Li chiamano «orfani di Draghi» ma forse sarebbe meglio «draghiani senza Draghi». Se non altro perché il presidente del Consiglio dimissionario, come dimostrato dall'acclamato intervento al Meeting di Rimini, non è scomparso affatto. Dopo il discorso dell'ex vertice della Bce alla manifestazione di Comunione e Liberazione, è rispuntata la suggestione di un futuro, ipotetico e imprevedibile ritorno in campo del banchiere centrale. Per ora l'argomento non è all'ordine del giorno. E va considerato che Draghi potrebbe anche decidere di restare nell'agone politico puntando però a qualcosa di diverso dai ruoli di governo. Per i più ottimisti tra i draghiani, ci vorrebbero i famosi «tempi supplementari» invocati da Giancarlo Giorgetti, che al momento è abbastanza silente, mentre la crisi di governo era nel pieno della sua fase clou. Certo, rispetto ai desiderata dei ministri che avrebbero voluto restare in sella, sarebbero tempi supplementari parecchio in ritardo. La realtà, per tutti questi esponenti, racconta di due scenari soltanto: le elezioni o il buen retiro, mascherato o reale che sia.
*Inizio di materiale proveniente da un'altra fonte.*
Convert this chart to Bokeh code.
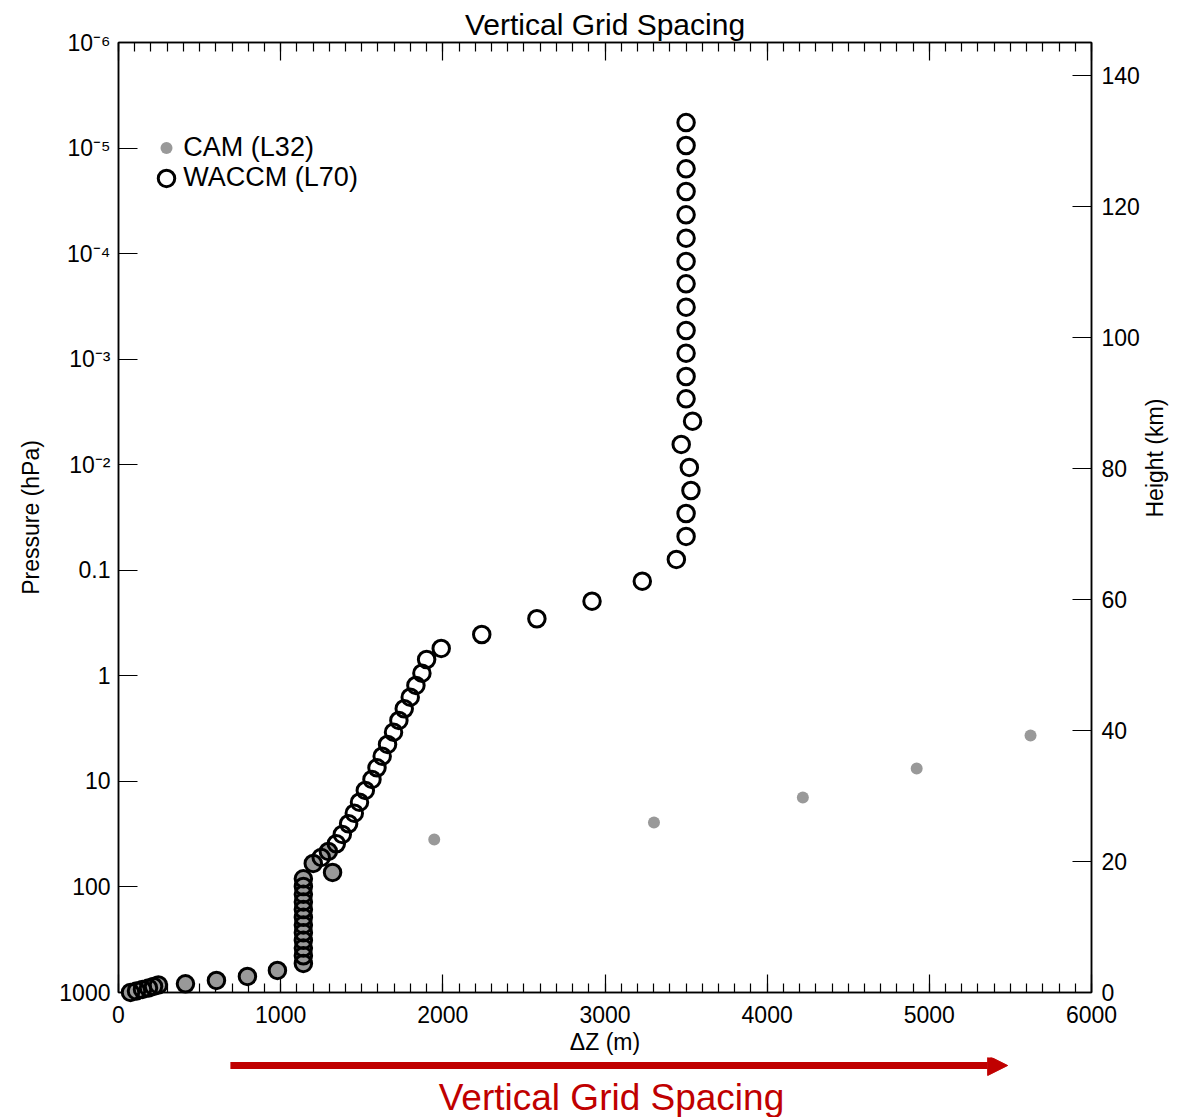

I capi di Dicastero che si erano distinti per «draghismo» si sono dovuti riorganizzare: ognuno a modo suo, a seconda delle contingenze e degli spazi politici individuati. Renato Brunetta, per dire, ha scelto di farsi da parte. L'ex esponente azzurro potrebbe volersi tenere pronto per il prossimo giro: «Mi auguro che chiunque avrà il privilegio di farlo, di guidare il Paese, saprà preservare lo spirito repubblicano che ha animato dall'inizio il nostro esecutivo», ha osservato via social di recente. Mara Carfagna e Mariastella Gelmini hanno preferito l'avventura del Terzo Polo, con Carlo Calenda che in prima battuta era persino disposto all'alleanza con il Partito Democratico. Le due ex azzurre non subiranno lo smacco dell'appartenenza al centrosinistra ma ora fanno parte di un contesto del tutto differente, specie per piattaforma valoriale, da quello da cui provengono. E comunque la prospettiva può essere quella di dover fare da stampella liberal-democratica al ritrovato massimalismo dei dem.
Stefano Patuanelli, che qualcuno reputava decisivo per la tenuta dell'esecutivo d'unità nazionale, è tornato in fretta e furia da Giuseppe Conte e ha strappato la ricandidatura in Parlamento. «Anche i sassi sanno che gli oltre 200 miliardi di finanziamenti europei del PNRR sono arrivati in Italia grazie al lavoro in UE del Presidente Conte», ha scritto ieri via Facebook il contiano di ritorno. Peccato che Mario Draghi sia arrivato a Palazzo Chigi, in sostituzione del capo grillino, anche per via dello stallo dei giallorossi sul Pnrr. Poi c'è Lorenzo Guerini, ministro della Difesa e leader del correntone di Base riformista: gli ex renziani, a parte qualche eccezione, hanno perso la battaglia delle correnti per le liste elettorali. L'inquilino di via Venti Settembre è tra i pochissimi di quell'area che Enrico Letta ha inteso riconfermare. Il sottosegretario agli Affari europei Vincenzo Amendola, per intenderci sull'entità della resa dei conti interna al Pd, ha rischiato di rimanere a casa nonostante il ruolo ricoperto.
I draghiani del Pd, per farla breve, contano molto meno di prima. In definitiva, i «draghiani senza Draghi» procedono in ordine sparso. Del resto il chiacchierato «partito di Draghi senza Draghi» non c'è e non sarebbe potuto essere altrimenti.